### WHAT YOU HAVE TO DO
Copy all of the material word for word, except for the pictures.
* Start *
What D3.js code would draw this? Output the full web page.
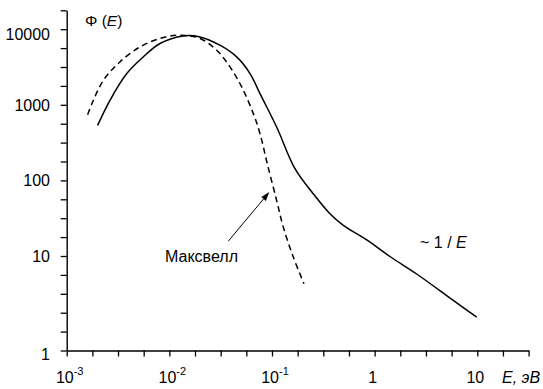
<!DOCTYPE html>
<html>
<head>
<meta charset="utf-8">
<script src="https://cdn.jsdelivr.net/npm/d3@7"></script>
<style>
  html, body { margin: 0; padding: 0; background: #fff; }
  svg { display: block; }
  text { font-family: "Liberation Sans", Arial, sans-serif; fill: #000; }
</style>
</head>
<body>
<svg id="chart" width="543" height="389"></svg>
<script>
// ---- data ----
const solidE   = [0.00200, 0.00264, 0.00385, 0.00557, 0.00811, 0.01368, 0.0199, 0.0311, 0.0453, 0.0611, 0.0764, 0.111, 0.1675, 0.252, 0.367, 0.496, 0.838, 1.41, 2.57, 5.84, 9.87];
const solidPhi = [535, 1148, 2590, 4300, 6470, 8150, 7910, 6140, 4300, 2590, 1406, 508, 143, 66.7, 36.2, 25.4, 16.3, 9.85, 5.78, 2.58, 1.55];

const maxwellE   = [0.0016, 0.00182, 0.00228, 0.00330, 0.00518, 0.00811, 0.0127, 0.0199, 0.0289, 0.0390, 0.0507, 0.0658, 0.0764, 0.0900, 0.111, 0.129, 0.1615, 0.205];
const maxwellPhi = [741, 1148, 2113, 3690, 5830, 7540, 8330, 7540, 5270, 3170, 1722, 764, 416, 166, 54.3, 24.0, 9.64, 4.29];

const xLabelValues = [1e-3, 1e-2, 1e-1, 1, 10];
const xLabelBase   = ["10", "10", "10", "1", "10"];
const xLabelSup    = ["-3", "-2", "-1", "", ""];

const yLabelValues = [Math.pow(10, -0.25), 10, 100, 1000, 10000];
const yLabels      = ["1", "10", "100", "1000", "10000"];

const yTitle = "Φ";
const xTitle = "E, эВ";
const maxwellLabel = "Максвелл";
const arrowFrom = [0.0375, 15.7];
const arrowTo   = [0.0942, 70];
const maxwellLabelAt = [0.00908, 8.45];
const slopeLabelAt = [2.77, 12.6];

// ---- scales ----
const svg = d3.select("#chart");
const x = d3.scaleLog().domain([1e-3, Math.pow(10, 1.5)]).range([66.7, 528.6]);
const y = d3.scaleLog().domain([Math.pow(10, -0.25), Math.pow(10, 4.25)]).range([350.5, 10.3]);

const xTicks = d3.range(0, 19).map(i => Math.pow(10, -3 + i * 0.25));
const yTicks = d3.range(0, 19).map(i => Math.pow(10, -0.25 + i * 0.25));

// ---- axes ----
const gx = svg.append("g").attr("transform", `translate(0,${y.range()[0]})`)
  .call(d3.axisBottom(x).tickValues(xTicks).tickFormat("").tickSize(6).tickSizeOuter(0));
const gy = svg.append("g").attr("transform", `translate(${x.range()[0]},0)`)
  .call(d3.axisLeft(y).tickValues(yTicks).tickFormat("").tickSize(6).tickSizeOuter(0));
[gx, gy].forEach(g => {
  g.select(".domain").attr("stroke", "#000").attr("stroke-width", 1.4);
  g.selectAll(".tick line").attr("stroke", "#000").attr("stroke-width", 1.3);
});

// x tick labels with superscripts
xLabelValues.forEach((v, i) => {
  const t = svg.append("text")
    .attr("x", x(v) + (xLabelSup[i] ? 3 : -2))
    .attr("y", 383)
    .attr("text-anchor", "middle")
    .attr("font-size", 16);
  t.append("tspan").text(xLabelBase[i]);
  if (xLabelSup[i]) {
    t.append("tspan").attr("dy", -8).attr("font-size", 11).text(xLabelSup[i]);
  }
});

// y tick labels
yLabelValues.forEach((v, i) => {
  svg.append("text")
    .attr("x", 50)
    .attr("y", y(v) + 6 + (i === yLabelValues.length - 1 ? 5 : 0) + (i === 0 ? 3 : 0))
    .attr("text-anchor", "end")
    .attr("font-size", 16)
    .text(yLabels[i]);
});

// axis titles
const yt = svg.append("text").attr("x", 85).attr("y", 26).attr("font-size", 15.5);
yt.append("tspan").text(yTitle + " (");
yt.append("tspan").attr("font-style", "italic").text("E");
yt.append("tspan").text(")");

svg.append("text").attr("x", 502).attr("y", 383).attr("font-size", 16)
  .attr("font-style", "italic").text(xTitle);

// ---- curves ----
const line = d3.line().x(d => x(d[0])).y(d => y(d[1])).curve(d3.curveCatmullRom.alpha(0.5));

svg.append("path")
  .datum(solidE.map((e, i) => [e, solidPhi[i]]))
  .attr("d", line)
  .attr("fill", "none").attr("stroke", "#000").attr("stroke-width", 1.5);

svg.append("path")
  .datum(maxwellE.map((e, i) => [e, maxwellPhi[i]]))
  .attr("d", line)
  .attr("fill", "none").attr("stroke", "#000").attr("stroke-width", 1.5)
  .attr("stroke-dasharray", "6,4");

// ---- annotations ----
const ax0 = x(arrowFrom[0]), ay0 = y(arrowFrom[1]);
const ax1 = x(arrowTo[0]), ay1 = y(arrowTo[1]);
const ang = Math.atan2(ay1 - ay0, ax1 - ax0);
const hl = 9, hw = 3;
const bx = ax1 - hl * Math.cos(ang), by = ay1 - hl * Math.sin(ang);
svg.append("line").attr("x1", ax0).attr("y1", ay0).attr("x2", bx).attr("y2", by)
  .attr("stroke", "#000").attr("stroke-width", 1);
svg.append("path")
  .attr("d", `M${ax1},${ay1}L${bx + hw * Math.sin(ang)},${by - hw * Math.cos(ang)}L${bx - hw * Math.sin(ang)},${by + hw * Math.cos(ang)}Z`)
  .attr("fill", "#000");

svg.append("text").attr("x", x(maxwellLabelAt[0])).attr("y", y(maxwellLabelAt[1]))
  .attr("font-size", 16).text(maxwellLabel);

const sl = svg.append("text").attr("x", x(slopeLabelAt[0])).attr("y", y(slopeLabelAt[1])).attr("font-size", 16);
sl.append("tspan").text("~ 1 / ");
sl.append("tspan").attr("font-style", "italic").text("E");
</script>
</body>
</html>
* End *
### SOLUTION BELOW
What D3.js code would draw this? Output the full web page.
<!DOCTYPE html>
<html>
<head>
<meta charset="utf-8">
<script src="https://cdn.jsdelivr.net/npm/d3@7"></script>
<style>
  html, body { margin: 0; padding: 0; background: #fff; }
  svg { display: block; }
  text { font-family: "Liberation Sans", Arial, sans-serif; fill: #000; }
</style>
</head>
<body>
<svg id="chart" width="543" height="389"></svg>
<script>
// ---- data ----
const solidE   = [0.00200, 0.00264, 0.00385, 0.00557, 0.00811, 0.01368, 0.0199, 0.0311, 0.0453, 0.0611, 0.0764, 0.111, 0.1675, 0.252, 0.367, 0.496, 0.838, 1.41, 2.57, 5.84, 9.87];
const solidPhi = [535, 1148, 2590, 4300, 6470, 8150, 7910, 6140, 4300, 2590, 1406, 508, 143, 66.7, 36.2, 25.4, 16.3, 9.85, 5.78, 2.58, 1.55];

const maxwellE   = [0.0016, 0.00182, 0.00228, 0.00330, 0.00518, 0.00811, 0.0127, 0.0199, 0.0289, 0.0390, 0.0507, 0.0658, 0.0764, 0.0900, 0.111, 0.129, 0.1615, 0.205];
const maxwellPhi = [741, 1148, 2113, 3690, 5830, 7540, 8330, 7540, 5270, 3170, 1722, 764, 416, 166, 54.3, 24.0, 9.64, 4.29];

const xLabelValues = [1e-3, 1e-2, 1e-1, 1, 10];
const xLabelBase   = ["10", "10", "10", "1", "10"];
const xLabelSup    = ["-3", "-2", "-1", "", ""];

const yLabelValues = [Math.pow(10, -0.25), 10, 100, 1000, 10000];
const yLabels      = ["1", "10", "100", "1000", "10000"];

const yTitle = "Φ";
const xTitle = "E, эВ";
const maxwellLabel = "Максвелл";
const arrowFrom = [0.0375, 15.7];
const arrowTo   = [0.0942, 70];
const maxwellLabelAt = [0.00908, 8.45];
const slopeLabelAt = [2.77, 12.6];

// ---- scales ----
const svg = d3.select("#chart");
const x = d3.scaleLog().domain([1e-3, Math.pow(10, 1.5)]).range([66.7, 528.6]);
const y = d3.scaleLog().domain([Math.pow(10, -0.25), Math.pow(10, 4.25)]).range([350.5, 10.3]);

const xTicks = d3.range(0, 19).map(i => Math.pow(10, -3 + i * 0.25));
const yTicks = d3.range(0, 19).map(i => Math.pow(10, -0.25 + i * 0.25));

// ---- axes ----
const gx = svg.append("g").attr("transform", `translate(0,${y.range()[0]})`)
  .call(d3.axisBottom(x).tickValues(xTicks).tickFormat("").tickSize(6).tickSizeOuter(0));
const gy = svg.append("g").attr("transform", `translate(${x.range()[0]},0)`)
  .call(d3.axisLeft(y).tickValues(yTicks).tickFormat("").tickSize(6).tickSizeOuter(0));
[gx, gy].forEach(g => {
  g.select(".domain").attr("stroke", "#000").attr("stroke-width", 1.4);
  g.selectAll(".tick line").attr("stroke", "#000").attr("stroke-width", 1.3);
});

// x tick labels with superscripts
xLabelValues.forEach((v, i) => {
  const t = svg.append("text")
    .attr("x", x(v) + (xLabelSup[i] ? 3 : -2))
    .attr("y", 383)
    .attr("text-anchor", "middle")
    .attr("font-size", 16);
  t.append("tspan").text(xLabelBase[i]);
  if (xLabelSup[i]) {
    t.append("tspan").attr("dy", -8).attr("font-size", 11).text(xLabelSup[i]);
  }
});

// y tick labels
yLabelValues.forEach((v, i) => {
  svg.append("text")
    .attr("x", 50)
    .attr("y", y(v) + 6 + (i === yLabelValues.length - 1 ? 5 : 0) + (i === 0 ? 3 : 0))
    .attr("text-anchor", "end")
    .attr("font-size", 16)
    .text(yLabels[i]);
});

// axis titles
const yt = svg.append("text").attr("x", 85).attr("y", 26).attr("font-size", 15.5);
yt.append("tspan").text(yTitle + " (");
yt.append("tspan").attr("font-style", "italic").text("E");
yt.append("tspan").text(")");

svg.append("text").attr("x", 502).attr("y", 383).attr("font-size", 16)
  .attr("font-style", "italic").text(xTitle);

// ---- curves ----
const line = d3.line().x(d => x(d[0])).y(d => y(d[1])).curve(d3.curveCatmullRom.alpha(0.5));

svg.append("path")
  .datum(solidE.map((e, i) => [e, solidPhi[i]]))
  .attr("d", line)
  .attr("fill", "none").attr("stroke", "#000").attr("stroke-width", 1.5);

svg.append("path")
  .datum(maxwellE.map((e, i) => [e, maxwellPhi[i]]))
  .attr("d", line)
  .attr("fill", "none").attr("stroke", "#000").attr("stroke-width", 1.5)
  .attr("stroke-dasharray", "6,4");

// ---- annotations ----
const ax0 = x(arrowFrom[0]), ay0 = y(arrowFrom[1]);
const ax1 = x(arrowTo[0]), ay1 = y(arrowTo[1]);
const ang = Math.atan2(ay1 - ay0, ax1 - ax0);
const hl = 9, hw = 3;
const bx = ax1 - hl * Math.cos(ang), by = ay1 - hl * Math.sin(ang);
svg.append("line").attr("x1", ax0).attr("y1", ay0).attr("x2", bx).attr("y2", by)
  .attr("stroke", "#000").attr("stroke-width", 1);
svg.append("path")
  .attr("d", `M${ax1},${ay1}L${bx + hw * Math.sin(ang)},${by - hw * Math.cos(ang)}L${bx - hw * Math.sin(ang)},${by + hw * Math.cos(ang)}Z`)
  .attr("fill", "#000");

svg.append("text").attr("x", x(maxwellLabelAt[0])).attr("y", y(maxwellLabelAt[1]))
  .attr("font-size", 16).text(maxwellLabel);

const sl = svg.append("text").attr("x", x(slopeLabelAt[0])).attr("y", y(slopeLabelAt[1])).attr("font-size", 16);
sl.append("tspan").text("~ 1 / ");
sl.append("tspan").attr("font-style", "italic").text("E");
</script>
</body>
</html>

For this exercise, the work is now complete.